Cloud block storage also enables advanced features like:

  • Dynamic volume scaling
  • IOPS provisioning
  • Byte-level snapshots
  • Replication across zones
  • Encryption

Migrating workloads to the cloud can take advantage of cloud block storage’s scalability, availability, and advanced data services.

Object Storage in the Cloud

Cloud object storage provides durable and highly-scalable storage through services like:

  • Amazon Simple Storage Service (S3)
  • Azure Blob Storage
  • Google Cloud Storage

Object storage removes the need to build and manage storage infrastructure. Cloud services handle capacity scaling and hardware failures behind the scenes.

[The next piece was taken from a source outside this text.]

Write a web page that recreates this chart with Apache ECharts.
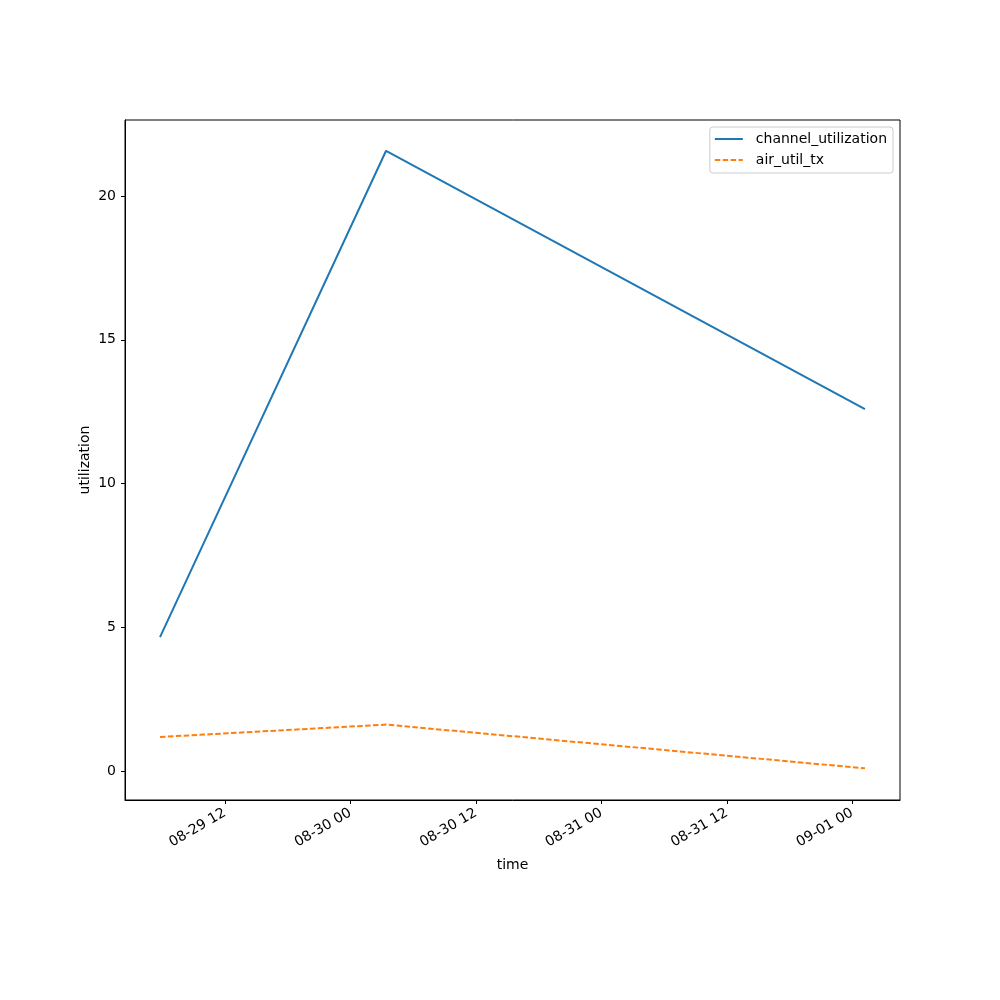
<!DOCTYPE html>
<html>
<head>
<meta charset="utf-8">
<script src="https://cdn.jsdelivr.net/npm/echarts@6/dist/echarts.min.js"></script>
<style>
  html, body { margin: 0; padding: 0; background: #fff; }
  #chart { width: 1000px; height: 1000px; }
</style>
</head>
<body>
<div id="chart"></div>
<script>
// 采样时间 (本地时间)
const times = ['2024-08-29 05:48', '2024-08-30 03:25', '2024-09-01 01:13'];
const channelUtilization = [4.67, 21.57, 12.59];
const airUtilTx = [1.2, 1.63, 0.11];
const seriesNames = ['channel_utilization', 'air_util_tx'];

// x 轴以 12 小时为单位, 0 = 08-30 00:00
const HALF_DAY = 12 * 3600 * 1000;
const origin = new Date('2024-08-30T00:00:00').getTime();
const xStart = '2024-08-29 02:27';
const xEnd = '2024-09-01 04:34';

function toUnit(t) {
    return (new Date(t.replace(' ', 'T') + ':00').getTime() - origin) / HALF_DAY;
}

function toPairs(vals) {
    return times.map((t, i) => [toUnit(t), vals[i]]);
}

function pad(n) {
    return (n < 10 ? '0' : '') + n;
}

const chart = echarts.init(document.getElementById('chart'));
const font = 'DejaVu Sans';

chart.setOption({
    animation: false,
    textStyle: { fontFamily: font },
    grid: {
        left: 125,
        right: 100,
        top: 120,
        bottom: 200,
        show: true,
        borderColor: '#000',
        borderWidth: 1,
        containLabel: false,
    },
    legend: {
        right: 107,
        top: 127,
        orient: 'vertical',
        itemWidth: 28,
        itemHeight: 14,
        itemGap: 7,
        padding: [5, 6, 6, 4],
        borderColor: '#cccccc',
        borderWidth: 1,
        borderRadius: 3,
        itemStyle: { opacity: 0 },
        textStyle: { fontSize: 14, color: '#000', fontFamily: font, padding: [0, 0, 0, 8] },
        data: seriesNames,
    },
    xAxis: {
        type: 'value',
        min: toUnit(xStart),
        max: toUnit(xEnd),
        minInterval: 1,
        maxInterval: 1,
        name: 'time',
        nameLocation: 'middle',
        nameGap: 58,
        nameMoveOverlap: false,
        nameTextStyle: { fontSize: 14, color: '#000' },
        axisLine: { onZero: false, lineStyle: { color: '#000', width: 1 } },
        axisTick: { inside: false, length: 4, lineStyle: { color: '#000' } },
        splitLine: { show: false },
        axisLabel: {
            rotate: 30,
            fontSize: 14,
            color: '#000',
            margin: 12,
            showMinLabel: false,
            showMaxLabel: false,
            formatter: function (v) {
                const d = new Date(origin + v * HALF_DAY);
                return pad(d.getMonth() + 1) + '-' + pad(d.getDate()) + ' ' + pad(d.getHours());
            },
        },
    },
    yAxis: {
        type: 'value',
        min: -0.99,
        max: 22.64,
        splitNumber: 5,
        name: 'utilization',
        nameLocation: 'middle',
        nameGap: 33,
        nameMoveOverlap: false,
        nameTextStyle: { fontSize: 14, color: '#000' },
        axisLine: { show: true, onZero: false, lineStyle: { color: '#000', width: 1 } },
        axisTick: { show: true, length: 4, lineStyle: { color: '#000' } },
        splitLine: { show: false },
        axisLabel: {
            fontSize: 14,
            color: '#000',
            margin: 9,
            showMinLabel: false,
            showMaxLabel: false,
        },
    },
    series: [
        {
            name: seriesNames[0],
            type: 'line',
            data: toPairs(channelUtilization),
            symbol: 'none',
            color: '#1f77b4',
            lineStyle: { color: '#1f77b4', width: 2 },
        },
        {
            name: seriesNames[1],
            type: 'line',
            data: toPairs(airUtilTx),
            symbol: 'none',
            color: '#ff7f0e',
            lineStyle: { color: '#ff7f0e', width: 2, type: [5.5, 2.4] },
        },
    ],
});
</script>
</body>
</html>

Cloud object storage enables features like:

  • Tiered storage classes
  • Object versioning
  • Cross-region replication
  • Encryption
  • Object locking
  • Lifecycle management

For a virtually unlimited capacity pool, cloud object storage can consolidate massive amounts of data into centralized repositories accessed across regions.

When to Use Block Storage

Here are guidelines on when to choose block storage for a workload:

  • Apps need low latency, high IOPS performance
  • Data sets are structured and need frequent updates
  • Requirements are within block storage scalability limits
  • Strong consistency semantics are required
  • Workloads are localized to a single region

Block storage fits transactional applications that need consistently fast performance for a single node or cluster. It’s a great choice for localized workloads up to hundreds of terabytes.

When to Use Object Storage

Here are guidelines on when object storage fits best:

  • Need limitless scalability for growing storage
  • Accessing semi-structured or unstructured data
  • Serving large amounts of content
  • Building data lakes and archives
  • Global collaboration is required

Object storage suits scale-out workloads managing huge amounts of unstructured data across regions. It can consolidate massive archives and content repositories.


Block and object storage excel in different domains. Block storage provides high performance for transactional and VM workloads. Object storage scales seamlessly to multi-petabyte repositories.

For low-latency databases, block storage is the clear choice. For massive content distribution, object storage easily serves exabyte scale needs.

Many real-world solutions combine block and object storage. A layered approach places frequently accessed “hot” data on block storage while archiving “cold” data to object storage. This balances performance and scale.

As global data sets continue exponential growth, both block and object storage will play crucial infrastructure roles. Block provides localized speed while object enables unlimited capacity. The complementary strengths of each make them foundational building blocks for the future of enterprise storage.